Review: Frozen (Buck & Lee, 2013)
Putting nostalgia aside, there are few who would suggest that Pixar hasn’t been an improvement on the traditional Disney cartoon films–even those such as Aladdin and The Lion King produced during the Disney Renaissance. Pixar films are sophisticated enough for adults not only to tolerate but to appreciate. No one I know is ashamed of saying that Toy Story 3 moved them or that a certain sequence in Up caused their throats to thicken. But, back when I was growing up, a Disney movie wasn’t just a movie, it was a soundtrack, and it was the music that gripped us. The hook stayed in me perhaps a bit longer than it did in most of my peers (few remember Hercules, but I confess I still eagerly anticipated the film as late as when I was a high school sophomore), so it was with sentimental longing that I viewed the much-hyped Frozen on Christmas Day.
With its roots in Hans Christian Anderson’s The Snow Queen, this most successful of recent Disney films has been touted as a feminist sort of princess story, with a convention-breaking plot for the modern girl who won’t be sidelined with dolls and kitchen sets anymore. A tale of two free-spirited and strong-willed Norwegian princesses, Anna (Kristen Bell) and Elsa (Idina Menzel), Frozen flouts the traditional storyline of beautiful, helpless female in thrall of evil villain who must be saved by her muscular, sculpted prince. (One might say this direction is the culmination of a tendency that started as early as Beauty and the Beast. with seeds even in The Little Mermaid, but nowhere does it seem as explicit, as intentional, as it does in this film.)
The elder of the two sisters, Elsa, must suddenly assume the throne when their parents pass away. The only problem is that Elsa has been in hiding the past decade, even from her sister Anna, because of a rare but uncontrollable power she has to turn physical objects, including people, into ice. (Elsa is a positive reimagining of Anderson’s Snow Queen, who is a villain.) When Elsa’s coronation event goes awry, it is up to Anna to save her sister, her kingdom, and herself, though not without some help from the humble, grouchy iceman Kristoff (Jonathan Groff), his dog-like reindeer, and the loyal, dopey-looking snowman Olaf (Josh Gad). And, while there’s still a prince in this story, his role in this tale is considerably different from what one might expect.

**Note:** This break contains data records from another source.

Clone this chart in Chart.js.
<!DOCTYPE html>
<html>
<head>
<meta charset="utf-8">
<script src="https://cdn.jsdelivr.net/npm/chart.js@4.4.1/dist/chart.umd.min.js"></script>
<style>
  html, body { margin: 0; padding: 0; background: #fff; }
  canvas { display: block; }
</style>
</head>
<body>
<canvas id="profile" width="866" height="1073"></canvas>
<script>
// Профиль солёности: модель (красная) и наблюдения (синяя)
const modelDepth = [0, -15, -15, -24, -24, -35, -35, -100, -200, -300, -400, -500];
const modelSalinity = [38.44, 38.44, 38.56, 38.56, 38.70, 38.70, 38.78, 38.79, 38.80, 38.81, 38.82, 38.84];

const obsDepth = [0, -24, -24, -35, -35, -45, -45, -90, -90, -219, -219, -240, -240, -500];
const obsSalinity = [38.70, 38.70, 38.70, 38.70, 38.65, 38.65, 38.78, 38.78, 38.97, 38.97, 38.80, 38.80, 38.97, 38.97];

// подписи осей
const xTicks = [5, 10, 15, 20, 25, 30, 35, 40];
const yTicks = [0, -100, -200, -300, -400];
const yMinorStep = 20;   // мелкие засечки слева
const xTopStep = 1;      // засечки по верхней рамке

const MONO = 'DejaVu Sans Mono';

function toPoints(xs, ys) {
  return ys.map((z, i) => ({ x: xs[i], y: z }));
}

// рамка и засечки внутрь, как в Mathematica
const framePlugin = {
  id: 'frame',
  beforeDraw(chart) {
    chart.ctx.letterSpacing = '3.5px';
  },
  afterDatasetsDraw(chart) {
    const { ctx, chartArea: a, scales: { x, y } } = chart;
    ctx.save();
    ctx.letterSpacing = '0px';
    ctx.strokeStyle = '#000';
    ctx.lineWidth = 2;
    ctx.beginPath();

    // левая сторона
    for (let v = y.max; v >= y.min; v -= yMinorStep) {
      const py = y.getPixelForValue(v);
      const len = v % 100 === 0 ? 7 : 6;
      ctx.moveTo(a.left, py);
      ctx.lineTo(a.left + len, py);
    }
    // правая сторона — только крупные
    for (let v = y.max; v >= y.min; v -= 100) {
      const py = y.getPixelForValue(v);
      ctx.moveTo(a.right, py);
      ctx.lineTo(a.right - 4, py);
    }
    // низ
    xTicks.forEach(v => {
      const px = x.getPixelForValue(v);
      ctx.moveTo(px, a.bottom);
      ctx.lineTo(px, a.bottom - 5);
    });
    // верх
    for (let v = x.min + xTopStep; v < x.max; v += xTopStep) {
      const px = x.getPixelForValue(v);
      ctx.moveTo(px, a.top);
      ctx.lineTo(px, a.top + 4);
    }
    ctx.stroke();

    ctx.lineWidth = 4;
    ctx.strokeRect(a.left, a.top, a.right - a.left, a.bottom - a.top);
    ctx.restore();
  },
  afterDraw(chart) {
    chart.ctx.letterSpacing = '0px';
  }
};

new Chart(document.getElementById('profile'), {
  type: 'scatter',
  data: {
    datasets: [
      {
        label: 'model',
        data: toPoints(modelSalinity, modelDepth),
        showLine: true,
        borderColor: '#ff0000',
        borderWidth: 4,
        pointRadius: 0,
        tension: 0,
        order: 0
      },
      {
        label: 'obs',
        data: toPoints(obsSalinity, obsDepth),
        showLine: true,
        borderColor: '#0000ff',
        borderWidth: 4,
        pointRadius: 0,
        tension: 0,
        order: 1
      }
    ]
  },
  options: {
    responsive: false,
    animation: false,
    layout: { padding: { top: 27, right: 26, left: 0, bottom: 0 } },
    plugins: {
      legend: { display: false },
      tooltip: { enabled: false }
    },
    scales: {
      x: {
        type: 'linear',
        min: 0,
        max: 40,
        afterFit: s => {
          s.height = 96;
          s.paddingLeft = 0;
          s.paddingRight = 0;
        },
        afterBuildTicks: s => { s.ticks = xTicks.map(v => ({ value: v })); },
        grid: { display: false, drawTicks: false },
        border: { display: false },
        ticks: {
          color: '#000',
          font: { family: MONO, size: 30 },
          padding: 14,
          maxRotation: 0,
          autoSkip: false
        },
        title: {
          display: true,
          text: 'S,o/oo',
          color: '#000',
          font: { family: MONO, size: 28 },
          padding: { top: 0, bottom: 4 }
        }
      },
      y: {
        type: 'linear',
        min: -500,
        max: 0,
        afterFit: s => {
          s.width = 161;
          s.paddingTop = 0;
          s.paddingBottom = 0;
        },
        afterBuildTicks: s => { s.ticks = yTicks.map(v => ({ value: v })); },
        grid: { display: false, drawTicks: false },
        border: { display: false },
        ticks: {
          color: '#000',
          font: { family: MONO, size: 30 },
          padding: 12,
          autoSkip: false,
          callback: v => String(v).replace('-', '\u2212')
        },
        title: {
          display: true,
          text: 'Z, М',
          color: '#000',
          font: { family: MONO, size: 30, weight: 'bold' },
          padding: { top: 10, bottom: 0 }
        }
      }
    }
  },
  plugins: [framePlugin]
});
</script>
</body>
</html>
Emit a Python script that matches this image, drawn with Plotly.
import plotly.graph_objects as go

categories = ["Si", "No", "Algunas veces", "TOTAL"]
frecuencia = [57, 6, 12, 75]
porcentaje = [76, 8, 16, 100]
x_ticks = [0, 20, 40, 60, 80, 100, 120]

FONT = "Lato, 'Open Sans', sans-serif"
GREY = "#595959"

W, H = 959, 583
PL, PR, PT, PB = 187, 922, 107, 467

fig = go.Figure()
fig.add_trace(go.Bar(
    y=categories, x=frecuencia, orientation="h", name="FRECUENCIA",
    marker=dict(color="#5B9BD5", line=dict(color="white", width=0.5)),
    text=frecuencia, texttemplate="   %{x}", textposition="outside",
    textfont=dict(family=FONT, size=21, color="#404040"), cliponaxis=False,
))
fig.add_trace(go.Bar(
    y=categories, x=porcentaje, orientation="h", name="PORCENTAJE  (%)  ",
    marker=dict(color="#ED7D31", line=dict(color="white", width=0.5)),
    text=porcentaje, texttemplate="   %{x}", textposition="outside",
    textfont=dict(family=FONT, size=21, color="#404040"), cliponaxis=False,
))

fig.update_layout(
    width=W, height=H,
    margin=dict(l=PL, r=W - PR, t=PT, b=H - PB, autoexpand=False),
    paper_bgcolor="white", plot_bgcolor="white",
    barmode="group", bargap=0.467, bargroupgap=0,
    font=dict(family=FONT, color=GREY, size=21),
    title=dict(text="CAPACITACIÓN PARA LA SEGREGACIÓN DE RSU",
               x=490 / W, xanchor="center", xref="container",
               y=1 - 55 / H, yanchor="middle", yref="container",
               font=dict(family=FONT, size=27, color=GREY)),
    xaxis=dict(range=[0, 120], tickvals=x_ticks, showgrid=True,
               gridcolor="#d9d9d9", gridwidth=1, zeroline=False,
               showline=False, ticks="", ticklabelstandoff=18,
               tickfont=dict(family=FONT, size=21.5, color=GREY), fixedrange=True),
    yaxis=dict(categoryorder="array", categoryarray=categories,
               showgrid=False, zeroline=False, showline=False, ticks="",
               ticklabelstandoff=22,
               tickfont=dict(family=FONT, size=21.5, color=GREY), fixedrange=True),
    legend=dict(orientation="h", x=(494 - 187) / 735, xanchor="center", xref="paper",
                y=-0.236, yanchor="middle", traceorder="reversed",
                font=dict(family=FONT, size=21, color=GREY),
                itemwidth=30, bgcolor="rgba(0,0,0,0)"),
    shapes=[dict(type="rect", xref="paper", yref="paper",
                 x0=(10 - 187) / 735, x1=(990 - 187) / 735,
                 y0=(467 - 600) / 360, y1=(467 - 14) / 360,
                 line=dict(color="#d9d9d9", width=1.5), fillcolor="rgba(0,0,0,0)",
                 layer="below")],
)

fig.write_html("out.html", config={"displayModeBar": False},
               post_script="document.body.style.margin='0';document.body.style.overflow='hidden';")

I can see the film’s allure for children. It doesn’t quite hold its own for adult audiences–its feminism is at times a bit too didactic–but those who are easily charmed, like my husband and me, will at least enjoy the reindeer’s antics, as well as those of Kristoff’s friends, the trolls. Aside from that, what accounts for Frozen‘s popularity is undoubtedly its music (work of husband-and-wife duo Robert Lopez and Kristen Anderson-Lopez). Once again children have something to sing along to! I confess I’ve finally outgrown that activity, but it warms me to imagine another generation “letting it go” and belting these tunes out to their collective hearts’ content.